The GSU research, published in Proceedings of the National Academy of Sciences (PNAS) is set out to find about the biology behind the social behaviour of mammals.
The scientists used Syrian hamsters and CRISPR-Cas9 which is an innovative technology that makes it possible to turn on or off genes in cells. The technology knocked out a receptor of vasopressin — a hormone associated with enhanced aggression.
The scientists expected that this will “dramatically” change the social behaviour of the Syrian hamsters, making them more peaceful. It changed their behaviour but not in the manner they were expecting.
“We were really surprised at the results,” said the study’s lead author, GSU professor H. Elliott Albers, in the university’s statement.
“We anticipated that if we eliminated vasopressin activity, we would reduce both aggression and social communication,” Albers continued. “But the opposite happened.”
The hamsters without the receptor displayed “high levels of aggression” towards hamsters of the same sex compared to their counterparts with the receptors intact, the study said.

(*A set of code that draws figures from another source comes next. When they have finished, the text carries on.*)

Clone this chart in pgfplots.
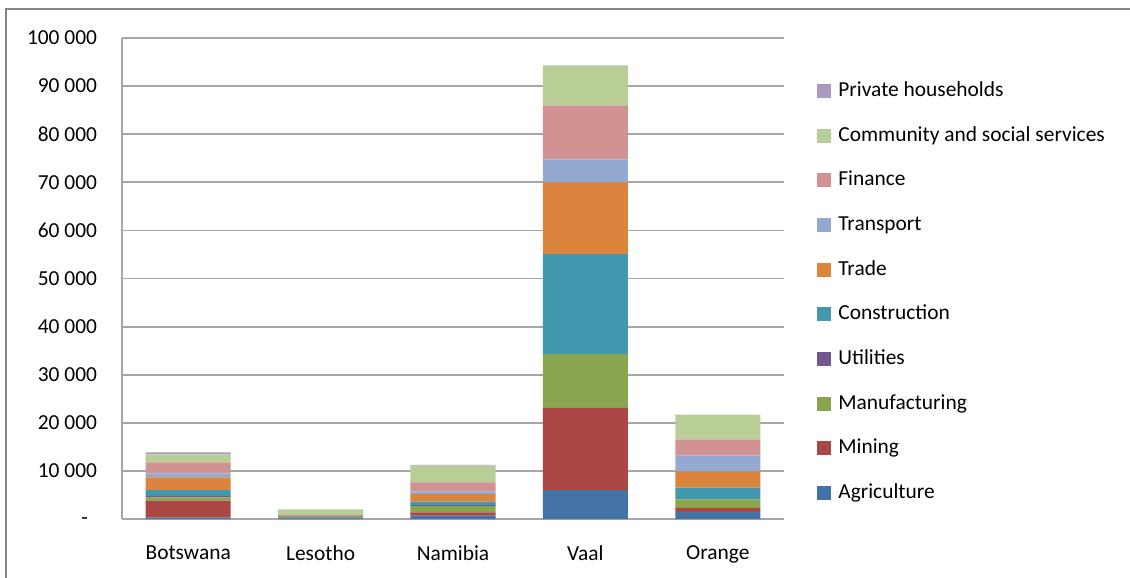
\documentclass[border=0pt]{standalone}
\usepackage{fontspec}
\setmainfont{Carlito}
\usepackage{pgfplots}
\pgfplotsset{compat=1.18}
\definecolor{cAgr}{HTML}{4572A7}
\definecolor{cMin}{HTML}{AA4643}
\definecolor{cMan}{HTML}{89A54E}
\definecolor{cUti}{HTML}{71588F}
\definecolor{cCon}{HTML}{4198AF}
\definecolor{cTra}{HTML}{DB843D}
\definecolor{cTrn}{HTML}{93A9CF}
\definecolor{cFin}{HTML}{D19392}
\definecolor{cCom}{HTML}{B9CD96}
\definecolor{cPri}{HTML}{A99BBD}
\definecolor{gridc}{HTML}{A6A6A6}
\definecolor{framec}{HTML}{868686}
\begin{document}
\begin{tikzpicture}[font=\fontsize{10.7bp}{13bp}\selectfont]
\path[use as bounding box] (0,0) rectangle (565bp,-289bp);
\draw[framec, line width=1.1bp] (3bp,-289bp) -- (3bp,-4.5bp) -- (565bp,-4.5bp);
\begin{axis}[
  at={(61bp,-259.5bp)}, anchor=south west,
  scale only axis, width=331bp, height=240.5bp,
  ybar stacked, bar width=42.5bp,
  xmin=-0.5, xmax=4.5, ymin=0, ymax=100000,
  xtick={0,1,2,3,4},
  xticklabels={Botswana,Lesotho,Namibia,Vaal,Orange},
  ytick={0,10000,20000,30000,40000,50000,60000,70000,80000,90000,100000},
  yticklabels={\mbox{-\kern4.5bp\strut},10 000,20 000,30 000,40 000,50 000,60 000,70 000,80 000,90 000,100 000},
  scaled y ticks=false,
  major tick length=0pt,
  ymajorgrids, grid style={gridc, line width=0.9bp},
  axis x line*=bottom, axis y line*=left,
  axis line style={gridc, line width=0.9bp},
  x axis line style={-}, y axis line style={-},
  yticklabel style={anchor=east, xshift=-9bp},
  xticklabel style={anchor=north, yshift=-10bp},
  reverse legend,
  legend cell align=left,
  legend style={draw=none, fill=none, at={(1.0408,0.472)}, anchor=west,
    row sep=4.85bp,
    nodes={text height=8bp, text depth=2.5bp, inner sep=3.5bp},
    /tikz/every odd column/.append style={column sep=0bp}},
  legend image code/.code={\fill[#1] (0bp,-3.5bp) rectangle (7bp,3.5bp);},
]
\addplot+[fill=cAgr, draw=none] coordinates {(0,280) (1,150) (2,690) (3,6030) (4,1460)};
\addlegendentry{Agriculture}
\addplot+[fill=cMin, draw=none] coordinates {(0,3530) (1,50) (2,700) (3,17050) (4,830)};
\addlegendentry{Mining}
\addplot+[fill=cMan, draw=none] coordinates {(0,700) (1,250) (2,1310) (3,11220) (4,1800)};
\addlegendentry{Manufacturing}
\addplot+[fill=cUti, draw=none] coordinates {(0,300) (1,20) (2,200) (3,0) (4,0)};
\addlegendentry{Utilities}
\addplot+[fill=cCon, draw=none] coordinates {(0,1220) (1,200) (2,690) (3,20790) (4,2430)};
\addlegendentry{Construction}
\addplot+[fill=cTra, draw=none] coordinates {(0,2640) (1,100) (2,1600) (3,14910) (4,3400)};
\addlegendentry{Trade}
\addplot+[fill=cTrn, draw=none] coordinates {(0,830) (1,100) (2,480) (3,4780) (4,3250)};
\addlegendentry{Transport}
\addplot+[fill=cFin, draw=none] coordinates {(0,2290) (1,100) (2,1950) (3,11230) (4,3390)};
\addlegendentry{Finance}
\addplot+[fill=cCom, draw=none] coordinates {(0,1660) (1,1040) (2,3460) (3,8310) (4,5130)};
\addlegendentry{Community and social services}
\addplot+[fill=cPri, draw=none] coordinates {(0,420) (1,0) (2,200) (3,0) (4,0)};
\addlegendentry{Private households}
\end{axis}
\end{tikzpicture}
\end{document}
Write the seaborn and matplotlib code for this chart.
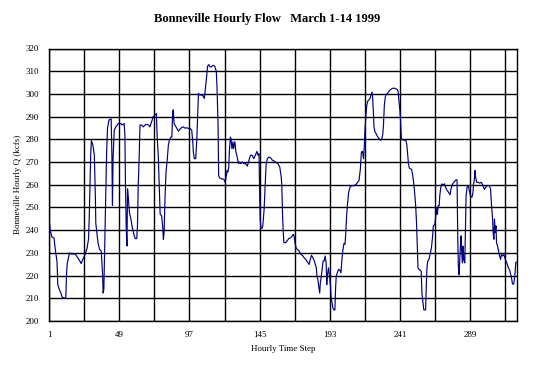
import numpy as np
import matplotlib
matplotlib.use("Agg")
import matplotlib.pyplot as plt
import seaborn as sns

# ---- data ----
title = "Bonneville Hourly Flow   March 1-14 1999"
x_label = "Hourly Time Step"
y_label = "Bonneville Hourly Q (kcfs)"

hours = [
    1, 2, 3, 4.5, 5, 6.5, 7, 8, 9, 10,
    12, 12.5, 13, 13.5, 15, 16, 19, 20, 22, 23,
    24, 25.5, 27, 28, 28.5, 29, 29.5, 30, 31, 32,
    32.7, 33, 34.5, 35.6, 36.7, 37.6, 38, 38.5, 39, 39.7,
    40.4, 41, 42, 43.5, 44, 44.4, 44.8, 45.6, 46.7, 48.5,
    50, 51, 52.4, 52.9, 53.3, 53.8, 54.3, 54.7, 55.2, 56,
    57, 58, 59.3, 60, 61, 61.5, 62, 62.7, 63.2, 64.3,
    65.5, 66.6, 67.8, 69, 70, 71.2, 72.3, 73.5, 74.4, 75,
    75.7, 76.4, 77, 78, 78.7, 79.2, 79.7, 80.3, 81, 81.9,
    82.6, 83.3, 84.4, 85, 85.6, 86, 86.5, 87.1, 88.3, 89.5,
    90.6, 91.7, 92.9, 94, 95.2, 96.3, 97.5, 98.6, 99.3, 99.7,
    100.4, 101.3, 102, 102.7, 103.2, 104, 106, 107.2, 108.8, 109.4,
    110.3, 111, 112, 113.2, 114.3, 115.4, 115.9, 116.6, 117, 117.7,
    118.8, 120.6, 121.4, 122.1, 122.8, 123.3, 123.9, 124.3, 125, 125.4,
    126.1, 126.8, 127.2, 128.1, 128.8, 129.4, 130.1, 130.8, 131.4, 132.1,
    133.2, 134.3, 135.4, 136.6, 137.7, 138.8, 139.9, 141, 142.1, 143.2,
    143.9, 144.6, 145, 145.4, 145.9, 146.6, 147.2, 148.1, 148.8, 149.4,
    150.3, 151.4, 152.6, 153.9, 155.4, 156.5, 157.5, 158.8, 159.8, 160.2,
    160.7, 161.2, 161.6, 162.8, 164, 165, 166.2, 167.4, 168, 168.5,
    169.2, 169.9, 170.8, 172, 173.2, 174.3, 175.5, 176.6, 177.8, 178.9,
    179.6, 180.5, 181.5, 182.4, 183.1, 183.8, 184.2, 184.9, 185.4, 186.1,
    186.5, 187.2, 187.9, 188.4, 189.1, 189.8, 190.5, 190.9, 191.4, 192.1,
    192.8, 193.5, 193.9, 194.4, 195.1, 195.8, 196.5, 196.9, 197.4, 198.1,
    199, 199.9, 200.6, 201.3, 202, 202.7, 203.4, 203.8, 204.5, 205.2,
    205.9, 206.8, 207.8, 209.6, 211, 212.1, 213, 213.9, 214.6, 215.3,
    216.1, 216.6, 217, 217.7, 218.3, 219, 219.9, 220.6, 221.2, 221.9,
    222.3, 222.8, 223.2, 223.9, 224.6, 225.4, 226.3, 227.2, 227.9, 228.6,
    229.2, 229.7, 230.3, 231, 231.7, 232.6, 233.4, 234.3, 235.2, 236.1,
    237.2, 238.3, 239, 239.7, 240.2, 241, 241.4, 241.9, 242.3, 243.9,
    245, 245.7, 246.3, 246.8, 247.4, 248.3, 249, 249.7, 250.3, 251,
    251.7, 252.3, 252.8, 253.3, 254, 254.9, 255.5, 256, 256.6, 257.3,
    258.5, 259.1, 259.5, 260, 260.8, 261.8, 262.5, 263.2, 263.8, 264.8,
    265.5, 266.2, 266.6, 267.1, 267.8, 268.2, 268.9, 269.6, 270.5, 271.5,
    272.4, 273.3, 274.2, 275.2, 275.9, 277, 278.2, 279.3, 280, 280.5,
    280.9, 281.4, 281.9, 282.3, 282.8, 283.2, 283.7, 284.2, 284.6, 285.3,
    285.8, 286.2, 286.9, 287.8, 288.6, 289.2, 290.2, 290.9, 291.3, 291.8,
    292.3, 292.7, 293.4, 294.3, 295.5, 296.6, 297.8, 298.7, 299.6, 300.6,
    302, 302.9, 303.6, 304.3, 304.7, 305.2, 305.6, 306.1, 306.6, 307,
    307.7, 308.4, 309.1, 309.8, 310.3, 311.2, 312.1, 313, 314, 315,
    316.1, 317.2, 317.9, 318.8, 319.5, 320.2, 321,
]

flow_kcfs = [
    244.5, 239.5, 237, 236.5, 233, 226, 216, 214, 212.5, 210.5,
    210, 210.5, 221, 225.5, 230, 229.5, 229.5, 228.5, 226.5, 225.3,
    227, 229, 232, 236, 245, 259.5, 273, 279.5, 277.5, 273,
    255, 243, 234.5, 231.5, 230.8, 221, 212.3, 214, 230, 250.8,
    274.4, 284.8, 288.5, 289, 273, 250.8, 271.5, 284, 285.5, 287,
    287, 286.3, 287, 281.8, 259.6, 241, 233, 258.2, 254.5, 247.8,
    244.9, 241, 237.5, 236.3, 236.3, 242, 259.6, 273, 286.3, 286.3,
    285.5, 286.3, 286.6, 286.3, 285.5, 287.8, 290, 290.7, 291.4, 280.4,
    273, 259.6, 247, 246.3, 241.9, 236, 239, 253.7, 265.6, 271.5,
    277.4, 279.6, 281, 281, 292.2, 293, 287, 286.3, 284.8, 283.6,
    284.5, 285.2, 285.5, 284.9, 285.1, 284.8, 284.8, 284, 278.9, 274.4,
    271.5, 271.5, 278.9, 292.2, 300.3, 299.5, 299.5, 298, 307.7, 312.2,
    312.9, 311.9, 311.9, 312.6, 312.2, 310, 302.5, 286.3, 264, 263,
    262.6, 262.4, 261.1, 263.3, 266.3, 265.6, 267.8, 274.4, 281, 280.4,
    275.9, 278.9, 275.9, 278.9, 274.4, 273, 270.7, 269.3, 270, 269.3,
    270, 269.3, 269.3, 268.2, 270.7, 273, 273, 271.5, 273, 274.7,
    273, 273.7, 257.4, 244.9, 241, 240.7, 241.9, 249.3, 259.6, 268.5,
    271.5, 272.2, 271.8, 270.7, 270.3, 269.7, 269.3, 267.8, 263.3, 259.6,
    246.3, 238.9, 234.5, 234.5, 235.5, 236.3, 236.7, 237.5, 238.2, 237.5,
    234.5, 232.3, 231.5, 230.8, 229.3, 228.9, 227.8, 227.1, 225.9, 224.9,
    227.1, 228.9, 227.8, 226.4, 224.9, 223.4, 219.7, 218.2, 215.3, 212.3,
    216.7, 219.7, 223.4, 226.4, 226.4, 228.6, 225.6, 216, 220.4, 223.4,
    219.7, 215.3, 210.1, 208.6, 205.7, 204.9, 204.9, 213.8, 219.7, 221.2,
    222.7, 222.4, 221.2, 227.1, 231.5, 234.2, 233.8, 237.5, 246.3, 252.2,
    256.7, 258.9, 259.6, 259.6, 260.2, 261.1, 261.9, 267, 274.4, 274.7,
    271.5, 277.4, 283.3, 290.7, 295.1, 296.9, 297.4, 298.1, 299.6, 300.8,
    298.1, 292.2, 285.5, 283.3, 282.6, 281.5, 280.6, 279.9, 279.6, 280.4,
    282.1, 286.3, 295.1, 298.8, 299.9, 300.3, 301.1, 301.8, 302.2, 302.5,
    302.5, 302.2, 302, 301.1, 297.4, 292.2, 287.8, 281, 279.9, 279.6,
    279.6, 277.4, 273, 269.3, 267.3, 267, 266.7, 264, 261.1, 256.7,
    250.8, 243.4, 233, 223.4, 222.7, 222.4, 221.9, 212.3, 208.6, 204.9,
    204.9, 218.2, 224, 226.4, 227.1, 230, 232.3, 236.7, 241.9, 242.6,
    246.3, 250, 247, 250.8, 250.8, 255.2, 258.9, 260.4, 259.9, 260.4,
    258.5, 257.4, 256.7, 255.6, 258.2, 260.4, 261.4, 262.2, 262.2, 236,
    224.1, 220.4, 227.1, 233, 237.5, 230, 225.6, 233, 227.1, 225.6,
    241, 255.2, 258.9, 259.6, 256.7, 255.2, 254.5, 256.7, 260.4, 261.9,
    266.3, 263.3, 261.1, 261.1, 260.7, 261.1, 259.6, 257.9, 258.9, 259.6,
    259.6, 258.2, 250.8, 244.9, 238.9, 236, 244.9, 238.9, 241.9, 234.5,
    233, 230.8, 228.6, 227.1, 229.3, 228.6, 229.3, 227.1, 225.6, 223.6,
    222.2, 219.2, 216.3, 216.3, 220, 225.8, 226,
]

x_ticks = [1, 25, 49, 73, 97, 121, 145, 169, 193, 217, 241, 265, 289, 313]
x_tick_labels = ["1", "", "49", "", "97", "", "145", "", "193", "", "241", "", "289", ""]
y_ticks = [200, 210, 220, 230, 240, 250, 260, 270, 280, 290, 300, 310, 320]

# ---- style ----
sns.set_theme(style="white")
plt.rcParams["font.family"] = ["Liberation Serif", "DejaVu Serif"]

W, H = 534, 365
fig = plt.figure(figsize=(W / 100, H / 100), dpi=100)
fig.patch.set_facecolor("white")

left, right, top, bottom = 49, 517, 48.5, 321
ax = fig.add_axes([left / W, 1 - bottom / H, (right - left) / W, (bottom - top) / H])
ax.set_facecolor("white")

sns.lineplot(x=hours, y=flow_kcfs, color="#000080", linewidth=0.85,
             estimator=None, sort=False, ax=ax, zorder=3)

ax.set_xlim(1, 321)
ax.set_ylim(200, 320)
ax.set_xticks(x_ticks)
ax.set_xticklabels(x_tick_labels)
ax.set_yticks(y_ticks)
ax.set_yticklabels([str(v) for v in y_ticks])

ax.grid(True, color="black", linewidth=1.0)
ax.set_axisbelow(True)
for s in ax.spines.values():
    s.set_visible(True)
    s.set_color("black")
    s.set_linewidth(1.0)

ax.tick_params(axis="both", which="both", direction="out", length=3.5, width=1.0,
               color="black", labelsize=6.5, labelcolor="black")
ax.tick_params(axis="x", pad=4)
ax.tick_params(axis="y", pad=4)
ax.set_xlabel("")
ax.set_ylabel("")

fig.text(0.5, 1 - 19 / H, title, ha="center", va="center",
         fontsize=9, fontweight="bold", color="black")
fig.text((left + right) / 2 / W, 1 - 349 / H, x_label, ha="center", va="center",
         fontsize=6.5, color="black")
fig.text(18 / W, 1 - (top + bottom) / 2 / H, y_label, ha="center", va="center",
         rotation=90, fontsize=6.5, color="black")

fig.savefig("out.png", dpi=100, facecolor="white")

“This suggests a startling conclusion,” Albers said, per the statement. “Even though we know that vasopressin increases social behaviours by acting within a number of brain regions, it is possible that the more global effects of the Avpr1a receptor are inhibitory.”
The “counterintuitive findings” depict that the scientists “don’t understand this system as well as we thought we did,” Albers said.
Developing gene-edited hamsters was “not easy,” Albers stated. He added that a better understanding of the role of vasopressin in social behaviour is most important to helping scientists identify new treatment strategies for psychiatric disorders in humans, ranging from autism to depression.